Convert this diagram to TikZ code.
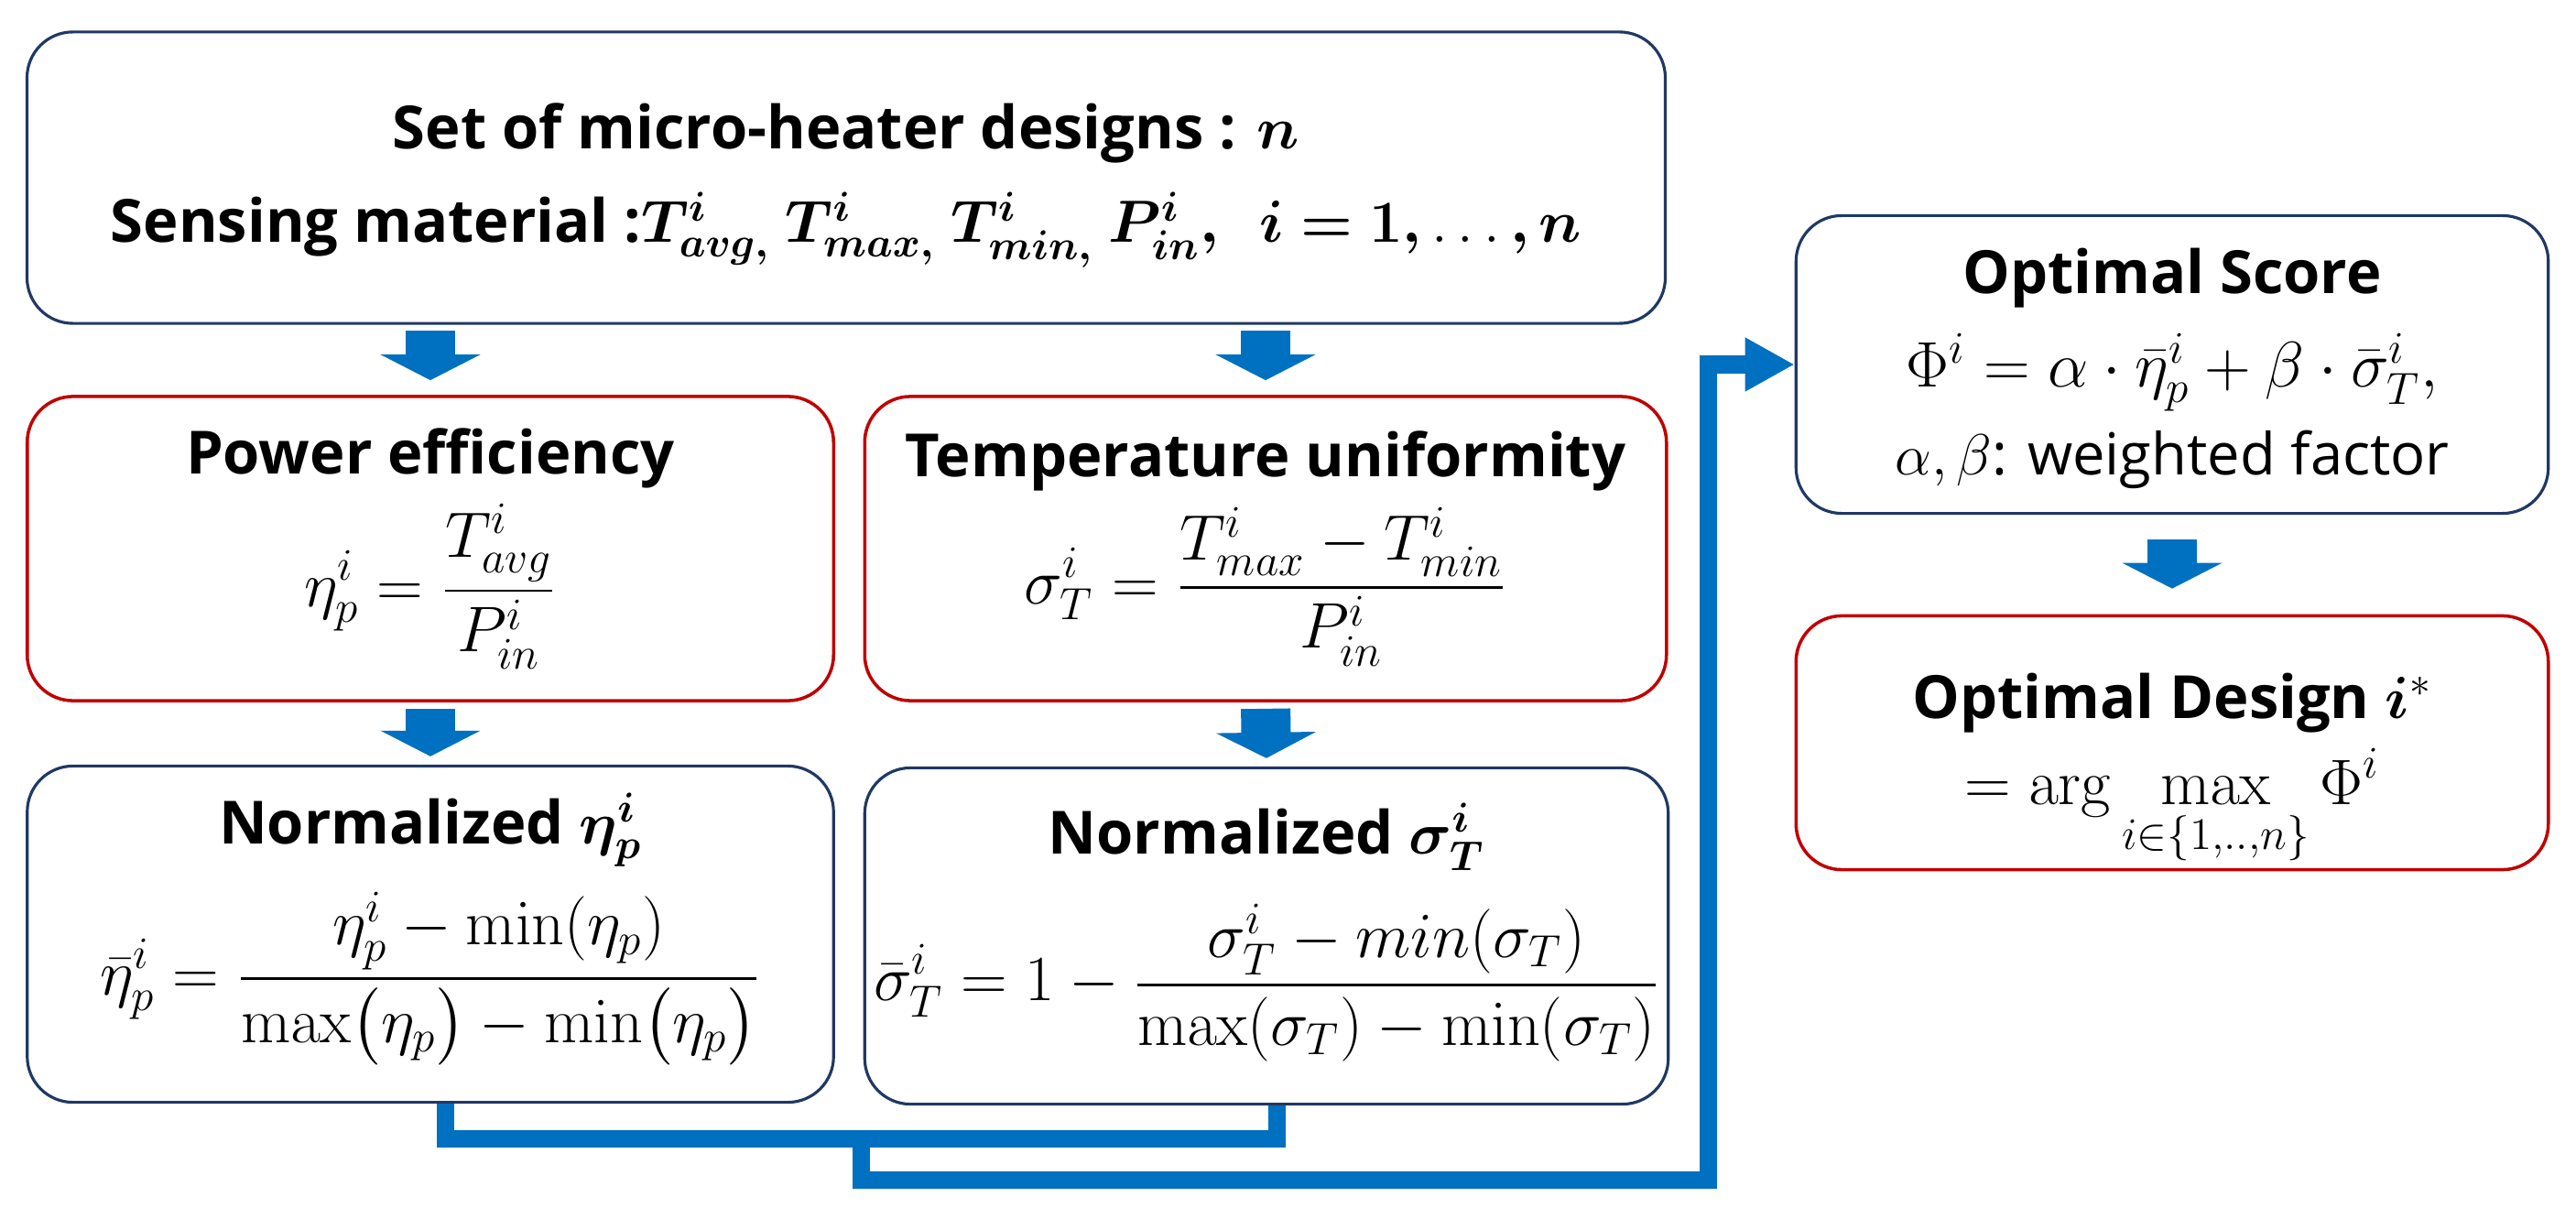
\RequirePackage{fix-cm}
\documentclass[tikz,border=0pt]{standalone}
\usepackage{amsmath,amssymb}
\usepackage{bm}
\usepackage[no-math]{fontspec}
\setmainfont{Open Sans}
\usepackage{tikz}
\usetikzlibrary{arrows.meta,positioning,calc}
\usepackage{xcolor}
\definecolor{boxnavy}{HTML}{203864}
\definecolor{boxred}{HTML}{C00000}
\definecolor{flowblue}{HTML}{0070C0}
\newcommand{\eqsize}{\fontsize{20}{24}\selectfont}

\begin{document}
\begin{tikzpicture}[x=0.01cm, y=-0.01cm,
  panel/.style={rounded corners=0.5cm, align=center, inner sep=0pt, font=\fontsize{18.5}{23}\selectfont},
  navybox/.style={panel, draw=boxnavy, line width=0.9pt},
  redbox/.style={panel, draw=boxred, line width=1pt},
  blockarrow/.style={draw=flowblue, line width=0.54cm, -{Triangle[width=1.08cm,length=0.28cm]}},
  feed/.style={draw=flowblue, line width=0.19cm},
]
  \useasboundingbox (0,0) rectangle (2813,1319);

  % Boxes
  \node[navybox, minimum width=17.88cm, minimum height=3.18cm] (top) at (924,194)
    {\rule{0pt}{19pt}\textbf{Set of micro-heater designs : $\bm{n}$}\\[6pt]
     \textbf{Sensing material :$\bm{T^{i}_{avg,}\ T^{i}_{max,}\ T^{i}_{min,}\ P^{i}_{in},\ \ i=1,}\ldots\bm{,n}$}};
  \node[redbox, minimum width=8.80cm, minimum height=3.32cm] (power) at (470,599)
    {\textbf{Power efficiency}\\[4pt]
     {\eqsize$\displaystyle \eta^{i}_{p}=\frac{T^{i}_{avg}}{P^{i}_{in}}$}};
  \node[redbox, minimum width=8.75cm, minimum height=3.32cm] (temp) at (1382,599)
    {\textbf{Temperature uniformity}\\[4pt]
     {\eqsize$\displaystyle \sigma^{i}_{T}=\frac{T^{i}_{max}-T^{i}_{min}}{P^{i}_{in}}$}};
  \node[navybox, minimum width=8.80cm, minimum height=3.67cm] (normp) at (470,1020)
    {\textbf{Normalized $\bm{\eta^{i}_{p}}$}\\[7pt]
     {\eqsize$\displaystyle \bar{\eta}^{i}_{p}=\frac{\eta^{i}_{p}-\min(\eta_{p})}{\max\bigl(\eta_{p}\bigr)-\min\bigl(\eta_{p}\bigr)}$}\rule[-25pt]{0pt}{0pt}};
  \node[navybox, minimum width=8.77cm, minimum height=3.67cm] (normt) at (1383,1022)
    {\textbf{Normalized $\bm{\sigma^{i}_{T}}$}\\[9.5pt]
     {\eqsize$\displaystyle \bar{\sigma}^{i}_{T}=1-\frac{\sigma^{i}_{T}-min(\sigma_{T})}{\max(\sigma_{T})-\min(\sigma_{T})}$}\rule[-21pt]{0pt}{0pt}};
  \node[navybox, minimum width=8.21cm, minimum height=3.25cm] (score) at (2372,398)
    {\rule{0pt}{16.5pt}\textbf{Optimal Score}\\[6pt]
     {\eqsize$\Phi^{i}=\alpha\cdot\bar{\eta}^{i}_{p}+\beta\cdot\bar{\sigma}^{i}_{T},$}\\[4.5pt]
     {\fontsize{18}{22}\selectfont$\alpha,\beta$: weighted factor}};
  \node[redbox, minimum width=8.21cm, minimum height=2.77cm] (design) at (2372,811)
    {\rule{0pt}{31pt}\textbf{Optimal Design $\bm{i}^{*}$}\\[4pt]
     {\eqsize$\displaystyle =\arg\max_{i\in\{1,..,n\}}\Phi^{i}$}};

  % Block arrows
  \draw[blockarrow, shorten <=0.06cm, shorten >=0.16cm] (top.south -| power.north) -- (power.north);
  \draw[blockarrow, shorten <=0.06cm, shorten >=0.16cm] (top.south -| temp.north) -- (temp.north);
  \draw[blockarrow, shorten <=0.07cm, shorten >=0.09cm] (power.south) -- (normp.north);
  \draw[blockarrow, shorten <=0.07cm, shorten >=0.09cm] (temp.south) -- (normt.north);
  \draw[blockarrow, shorten <=0.27cm, shorten >=0.28cm] (score.south) -- (design.north);

  % Feedback line
  \coordinate (join) at (940,1243);
  \coordinate (turn) at (1865,1288);
  \draw[feed] ([xshift=0.16cm]normp.south) |- (join) -| ([xshift=0.11cm]normt.south);
  \draw[feed, -{Triangle[width=0.55cm,length=0.54cm]}] (join) |- (turn) |- (score.west);
\end{tikzpicture}
\end{document}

→ WRITTEN REQUEST: Repeat the data above exactly, but not the pictures.

→ FULL RESPONSE:
Convert this diagram to TikZ code.
\RequirePackage{fix-cm}
\documentclass[tikz,border=0pt]{standalone}
\usepackage{amsmath,amssymb}
\usepackage{bm}
\usepackage[no-math]{fontspec}
\setmainfont{Open Sans}
\usepackage{tikz}
\usetikzlibrary{arrows.meta,positioning,calc}
\usepackage{xcolor}
\definecolor{boxnavy}{HTML}{203864}
\definecolor{boxred}{HTML}{C00000}
\definecolor{flowblue}{HTML}{0070C0}
\newcommand{\eqsize}{\fontsize{20}{24}\selectfont}

\begin{document}
\begin{tikzpicture}[x=0.01cm, y=-0.01cm,
  panel/.style={rounded corners=0.5cm, align=center, inner sep=0pt, font=\fontsize{18.5}{23}\selectfont},
  navybox/.style={panel, draw=boxnavy, line width=0.9pt},
  redbox/.style={panel, draw=boxred, line width=1pt},
  blockarrow/.style={draw=flowblue, line width=0.54cm, -{Triangle[width=1.08cm,length=0.28cm]}},
  feed/.style={draw=flowblue, line width=0.19cm},
]
  \useasboundingbox (0,0) rectangle (2813,1319);

  % Boxes
  \node[navybox, minimum width=17.88cm, minimum height=3.18cm] (top) at (924,194)
    {\rule{0pt}{19pt}\textbf{Set of micro-heater designs : $\bm{n}$}\\[6pt]
     \textbf{Sensing material :$\bm{T^{i}_{avg,}\ T^{i}_{max,}\ T^{i}_{min,}\ P^{i}_{in},\ \ i=1,}\ldots\bm{,n}$}};
  \node[redbox, minimum width=8.80cm, minimum height=3.32cm] (power) at (470,599)
    {\textbf{Power efficiency}\\[4pt]
     {\eqsize$\displaystyle \eta^{i}_{p}=\frac{T^{i}_{avg}}{P^{i}_{in}}$}};
  \node[redbox, minimum width=8.75cm, minimum height=3.32cm] (temp) at (1382,599)
    {\textbf{Temperature uniformity}\\[4pt]
     {\eqsize$\displaystyle \sigma^{i}_{T}=\frac{T^{i}_{max}-T^{i}_{min}}{P^{i}_{in}}$}};
  \node[navybox, minimum width=8.80cm, minimum height=3.67cm] (normp) at (470,1020)
    {\textbf{Normalized $\bm{\eta^{i}_{p}}$}\\[7pt]
     {\eqsize$\displaystyle \bar{\eta}^{i}_{p}=\frac{\eta^{i}_{p}-\min(\eta_{p})}{\max\bigl(\eta_{p}\bigr)-\min\bigl(\eta_{p}\bigr)}$}\rule[-25pt]{0pt}{0pt}};
  \node[navybox, minimum width=8.77cm, minimum height=3.67cm] (normt) at (1383,1022)
    {\textbf{Normalized $\bm{\sigma^{i}_{T}}$}\\[9.5pt]
     {\eqsize$\displaystyle \bar{\sigma}^{i}_{T}=1-\frac{\sigma^{i}_{T}-min(\sigma_{T})}{\max(\sigma_{T})-\min(\sigma_{T})}$}\rule[-21pt]{0pt}{0pt}};
  \node[navybox, minimum width=8.21cm, minimum height=3.25cm] (score) at (2372,398)
    {\rule{0pt}{16.5pt}\textbf{Optimal Score}\\[6pt]
     {\eqsize$\Phi^{i}=\alpha\cdot\bar{\eta}^{i}_{p}+\beta\cdot\bar{\sigma}^{i}_{T},$}\\[4.5pt]
     {\fontsize{18}{22}\selectfont$\alpha,\beta$: weighted factor}};
  \node[redbox, minimum width=8.21cm, minimum height=2.77cm] (design) at (2372,811)
    {\rule{0pt}{31pt}\textbf{Optimal Design $\bm{i}^{*}$}\\[4pt]
     {\eqsize$\displaystyle =\arg\max_{i\in\{1,..,n\}}\Phi^{i}$}};

  % Block arrows
  \draw[blockarrow, shorten <=0.06cm, shorten >=0.16cm] (top.south -| power.north) -- (power.north);
  \draw[blockarrow, shorten <=0.06cm, shorten >=0.16cm] (top.south -| temp.north) -- (temp.north);
  \draw[blockarrow, shorten <=0.07cm, shorten >=0.09cm] (power.south) -- (normp.north);
  \draw[blockarrow, shorten <=0.07cm, shorten >=0.09cm] (temp.south) -- (normt.north);
  \draw[blockarrow, shorten <=0.27cm, shorten >=0.28cm] (score.south) -- (design.north);

  % Feedback line
  \coordinate (join) at (940,1243);
  \coordinate (turn) at (1865,1288);
  \draw[feed] ([xshift=0.16cm]normp.south) |- (join) -| ([xshift=0.11cm]normt.south);
  \draw[feed, -{Triangle[width=0.55cm,length=0.54cm]}] (join) |- (turn) |- (score.west);
\end{tikzpicture}
\end{document}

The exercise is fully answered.